Task prompt:
Write out the listing exactly as it is given.

(Rows from a dataset of charts and code)
== == ==

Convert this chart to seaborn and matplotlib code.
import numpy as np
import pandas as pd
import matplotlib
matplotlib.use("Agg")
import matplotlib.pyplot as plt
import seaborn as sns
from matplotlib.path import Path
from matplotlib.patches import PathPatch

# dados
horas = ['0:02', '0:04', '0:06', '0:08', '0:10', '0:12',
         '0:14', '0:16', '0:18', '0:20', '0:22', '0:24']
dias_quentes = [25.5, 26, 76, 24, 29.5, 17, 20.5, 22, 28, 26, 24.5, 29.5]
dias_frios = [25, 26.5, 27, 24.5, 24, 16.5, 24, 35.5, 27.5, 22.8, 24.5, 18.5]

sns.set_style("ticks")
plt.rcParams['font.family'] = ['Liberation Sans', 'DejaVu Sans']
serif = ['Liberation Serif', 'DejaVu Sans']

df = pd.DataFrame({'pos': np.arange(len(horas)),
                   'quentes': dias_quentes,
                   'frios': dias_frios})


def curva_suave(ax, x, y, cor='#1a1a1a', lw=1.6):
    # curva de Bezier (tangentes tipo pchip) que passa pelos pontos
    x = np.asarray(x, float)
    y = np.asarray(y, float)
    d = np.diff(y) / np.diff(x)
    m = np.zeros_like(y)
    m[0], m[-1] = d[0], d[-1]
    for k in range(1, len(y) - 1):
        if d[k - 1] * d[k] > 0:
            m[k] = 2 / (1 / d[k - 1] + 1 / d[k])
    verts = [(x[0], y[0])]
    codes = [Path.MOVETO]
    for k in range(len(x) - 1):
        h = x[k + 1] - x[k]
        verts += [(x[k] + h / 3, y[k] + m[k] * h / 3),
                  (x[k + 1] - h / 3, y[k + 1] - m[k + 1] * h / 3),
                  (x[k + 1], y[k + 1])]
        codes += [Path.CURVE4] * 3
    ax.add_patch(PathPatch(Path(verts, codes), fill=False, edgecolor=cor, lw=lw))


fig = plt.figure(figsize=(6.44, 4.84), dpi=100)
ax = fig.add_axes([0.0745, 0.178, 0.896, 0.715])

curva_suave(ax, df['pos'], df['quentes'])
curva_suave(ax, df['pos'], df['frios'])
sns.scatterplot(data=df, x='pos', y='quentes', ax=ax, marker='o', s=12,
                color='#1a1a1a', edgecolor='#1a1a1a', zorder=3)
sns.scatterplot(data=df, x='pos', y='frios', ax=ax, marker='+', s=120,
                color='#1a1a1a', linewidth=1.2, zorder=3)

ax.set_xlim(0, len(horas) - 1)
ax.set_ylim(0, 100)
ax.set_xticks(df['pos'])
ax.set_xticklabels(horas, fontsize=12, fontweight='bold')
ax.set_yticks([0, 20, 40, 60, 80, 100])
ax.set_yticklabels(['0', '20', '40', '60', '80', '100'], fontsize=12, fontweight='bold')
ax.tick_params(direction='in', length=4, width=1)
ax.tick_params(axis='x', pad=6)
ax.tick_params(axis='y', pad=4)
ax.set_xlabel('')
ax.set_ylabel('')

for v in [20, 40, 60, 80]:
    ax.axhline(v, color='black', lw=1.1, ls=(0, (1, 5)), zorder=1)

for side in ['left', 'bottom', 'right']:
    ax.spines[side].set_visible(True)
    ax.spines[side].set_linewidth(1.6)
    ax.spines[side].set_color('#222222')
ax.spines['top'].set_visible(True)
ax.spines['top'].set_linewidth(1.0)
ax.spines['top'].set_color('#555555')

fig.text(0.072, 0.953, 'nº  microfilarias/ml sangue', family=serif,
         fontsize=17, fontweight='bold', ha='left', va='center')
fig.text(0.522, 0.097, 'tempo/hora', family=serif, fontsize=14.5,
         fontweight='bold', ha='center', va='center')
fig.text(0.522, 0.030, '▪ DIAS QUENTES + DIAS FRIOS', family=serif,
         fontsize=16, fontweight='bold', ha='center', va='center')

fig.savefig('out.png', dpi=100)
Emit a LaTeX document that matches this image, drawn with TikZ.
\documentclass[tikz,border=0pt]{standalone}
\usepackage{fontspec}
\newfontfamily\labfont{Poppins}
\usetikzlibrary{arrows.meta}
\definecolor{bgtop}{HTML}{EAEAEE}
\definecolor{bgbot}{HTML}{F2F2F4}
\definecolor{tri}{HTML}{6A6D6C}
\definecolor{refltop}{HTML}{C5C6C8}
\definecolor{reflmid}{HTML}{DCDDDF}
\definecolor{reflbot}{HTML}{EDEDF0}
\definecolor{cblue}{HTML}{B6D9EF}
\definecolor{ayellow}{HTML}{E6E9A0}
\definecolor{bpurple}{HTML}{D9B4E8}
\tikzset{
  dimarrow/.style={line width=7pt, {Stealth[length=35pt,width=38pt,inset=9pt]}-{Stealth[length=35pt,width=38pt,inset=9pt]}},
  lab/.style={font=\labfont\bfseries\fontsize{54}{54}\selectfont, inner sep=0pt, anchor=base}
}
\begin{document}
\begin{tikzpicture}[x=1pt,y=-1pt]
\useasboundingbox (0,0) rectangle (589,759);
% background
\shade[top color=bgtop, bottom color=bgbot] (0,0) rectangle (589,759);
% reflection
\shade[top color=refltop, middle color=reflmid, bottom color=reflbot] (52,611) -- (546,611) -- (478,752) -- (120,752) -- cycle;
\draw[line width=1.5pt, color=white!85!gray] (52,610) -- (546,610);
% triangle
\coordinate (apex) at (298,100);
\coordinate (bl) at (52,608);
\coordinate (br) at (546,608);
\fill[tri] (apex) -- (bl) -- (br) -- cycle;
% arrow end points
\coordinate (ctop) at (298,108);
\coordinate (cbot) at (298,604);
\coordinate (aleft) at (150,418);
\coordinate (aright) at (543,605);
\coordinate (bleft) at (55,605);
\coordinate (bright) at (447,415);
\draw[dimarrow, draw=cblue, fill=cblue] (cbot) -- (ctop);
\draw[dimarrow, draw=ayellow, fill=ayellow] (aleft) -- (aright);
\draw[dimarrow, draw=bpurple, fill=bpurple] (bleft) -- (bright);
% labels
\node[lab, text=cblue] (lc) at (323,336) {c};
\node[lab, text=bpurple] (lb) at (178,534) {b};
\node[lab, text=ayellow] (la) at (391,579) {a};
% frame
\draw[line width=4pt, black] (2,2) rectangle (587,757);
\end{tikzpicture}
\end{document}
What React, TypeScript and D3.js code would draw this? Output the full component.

== == ==

Response below:
Convert this chart to seaborn and matplotlib code.
import numpy as np
import pandas as pd
import matplotlib
matplotlib.use("Agg")
import matplotlib.pyplot as plt
import seaborn as sns
from matplotlib.path import Path
from matplotlib.patches import PathPatch

# dados
horas = ['0:02', '0:04', '0:06', '0:08', '0:10', '0:12',
         '0:14', '0:16', '0:18', '0:20', '0:22', '0:24']
dias_quentes = [25.5, 26, 76, 24, 29.5, 17, 20.5, 22, 28, 26, 24.5, 29.5]
dias_frios = [25, 26.5, 27, 24.5, 24, 16.5, 24, 35.5, 27.5, 22.8, 24.5, 18.5]

sns.set_style("ticks")
plt.rcParams['font.family'] = ['Liberation Sans', 'DejaVu Sans']
serif = ['Liberation Serif', 'DejaVu Sans']

df = pd.DataFrame({'pos': np.arange(len(horas)),
                   'quentes': dias_quentes,
                   'frios': dias_frios})


def curva_suave(ax, x, y, cor='#1a1a1a', lw=1.6):
    # curva de Bezier (tangentes tipo pchip) que passa pelos pontos
    x = np.asarray(x, float)
    y = np.asarray(y, float)
    d = np.diff(y) / np.diff(x)
    m = np.zeros_like(y)
    m[0], m[-1] = d[0], d[-1]
    for k in range(1, len(y) - 1):
        if d[k - 1] * d[k] > 0:
            m[k] = 2 / (1 / d[k - 1] + 1 / d[k])
    verts = [(x[0], y[0])]
    codes = [Path.MOVETO]
    for k in range(len(x) - 1):
        h = x[k + 1] - x[k]
        verts += [(x[k] + h / 3, y[k] + m[k] * h / 3),
                  (x[k + 1] - h / 3, y[k + 1] - m[k + 1] * h / 3),
                  (x[k + 1], y[k + 1])]
        codes += [Path.CURVE4] * 3
    ax.add_patch(PathPatch(Path(verts, codes), fill=False, edgecolor=cor, lw=lw))


fig = plt.figure(figsize=(6.44, 4.84), dpi=100)
ax = fig.add_axes([0.0745, 0.178, 0.896, 0.715])

curva_suave(ax, df['pos'], df['quentes'])
curva_suave(ax, df['pos'], df['frios'])
sns.scatterplot(data=df, x='pos', y='quentes', ax=ax, marker='o', s=12,
                color='#1a1a1a', edgecolor='#1a1a1a', zorder=3)
sns.scatterplot(data=df, x='pos', y='frios', ax=ax, marker='+', s=120,
                color='#1a1a1a', linewidth=1.2, zorder=3)

ax.set_xlim(0, len(horas) - 1)
ax.set_ylim(0, 100)
ax.set_xticks(df['pos'])
ax.set_xticklabels(horas, fontsize=12, fontweight='bold')
ax.set_yticks([0, 20, 40, 60, 80, 100])
ax.set_yticklabels(['0', '20', '40', '60', '80', '100'], fontsize=12, fontweight='bold')
ax.tick_params(direction='in', length=4, width=1)
ax.tick_params(axis='x', pad=6)
ax.tick_params(axis='y', pad=4)
ax.set_xlabel('')
ax.set_ylabel('')

for v in [20, 40, 60, 80]:
    ax.axhline(v, color='black', lw=1.1, ls=(0, (1, 5)), zorder=1)

for side in ['left', 'bottom', 'right']:
    ax.spines[side].set_visible(True)
    ax.spines[side].set_linewidth(1.6)
    ax.spines[side].set_color('#222222')
ax.spines['top'].set_visible(True)
ax.spines['top'].set_linewidth(1.0)
ax.spines['top'].set_color('#555555')

fig.text(0.072, 0.953, 'nº  microfilarias/ml sangue', family=serif,
         fontsize=17, fontweight='bold', ha='left', va='center')
fig.text(0.522, 0.097, 'tempo/hora', family=serif, fontsize=14.5,
         fontweight='bold', ha='center', va='center')
fig.text(0.522, 0.030, '▪ DIAS QUENTES + DIAS FRIOS', family=serif,
         fontsize=16, fontweight='bold', ha='center', va='center')

fig.savefig('out.png', dpi=100)
Emit a LaTeX document that matches this image, drawn with TikZ.
\documentclass[tikz,border=0pt]{standalone}
\usepackage{fontspec}
\newfontfamily\labfont{Poppins}
\usetikzlibrary{arrows.meta}
\definecolor{bgtop}{HTML}{EAEAEE}
\definecolor{bgbot}{HTML}{F2F2F4}
\definecolor{tri}{HTML}{6A6D6C}
\definecolor{refltop}{HTML}{C5C6C8}
\definecolor{reflmid}{HTML}{DCDDDF}
\definecolor{reflbot}{HTML}{EDEDF0}
\definecolor{cblue}{HTML}{B6D9EF}
\definecolor{ayellow}{HTML}{E6E9A0}
\definecolor{bpurple}{HTML}{D9B4E8}
\tikzset{
  dimarrow/.style={line width=7pt, {Stealth[length=35pt,width=38pt,inset=9pt]}-{Stealth[length=35pt,width=38pt,inset=9pt]}},
  lab/.style={font=\labfont\bfseries\fontsize{54}{54}\selectfont, inner sep=0pt, anchor=base}
}
\begin{document}
\begin{tikzpicture}[x=1pt,y=-1pt]
\useasboundingbox (0,0) rectangle (589,759);
% background
\shade[top color=bgtop, bottom color=bgbot] (0,0) rectangle (589,759);
% reflection
\shade[top color=refltop, middle color=reflmid, bottom color=reflbot] (52,611) -- (546,611) -- (478,752) -- (120,752) -- cycle;
\draw[line width=1.5pt, color=white!85!gray] (52,610) -- (546,610);
% triangle
\coordinate (apex) at (298,100);
\coordinate (bl) at (52,608);
\coordinate (br) at (546,608);
\fill[tri] (apex) -- (bl) -- (br) -- cycle;
% arrow end points
\coordinate (ctop) at (298,108);
\coordinate (cbot) at (298,604);
\coordinate (aleft) at (150,418);
\coordinate (aright) at (543,605);
\coordinate (bleft) at (55,605);
\coordinate (bright) at (447,415);
\draw[dimarrow, draw=cblue, fill=cblue] (cbot) -- (ctop);
\draw[dimarrow, draw=ayellow, fill=ayellow] (aleft) -- (aright);
\draw[dimarrow, draw=bpurple, fill=bpurple] (bleft) -- (bright);
% labels
\node[lab, text=cblue] (lc) at (323,336) {c};
\node[lab, text=bpurple] (lb) at (178,534) {b};
\node[lab, text=ayellow] (la) at (391,579) {a};
% frame
\draw[line width=4pt, black] (2,2) rectangle (587,757);
\end{tikzpicture}
\end{document}
What React, TypeScript and D3.js code would draw this? Output the full component.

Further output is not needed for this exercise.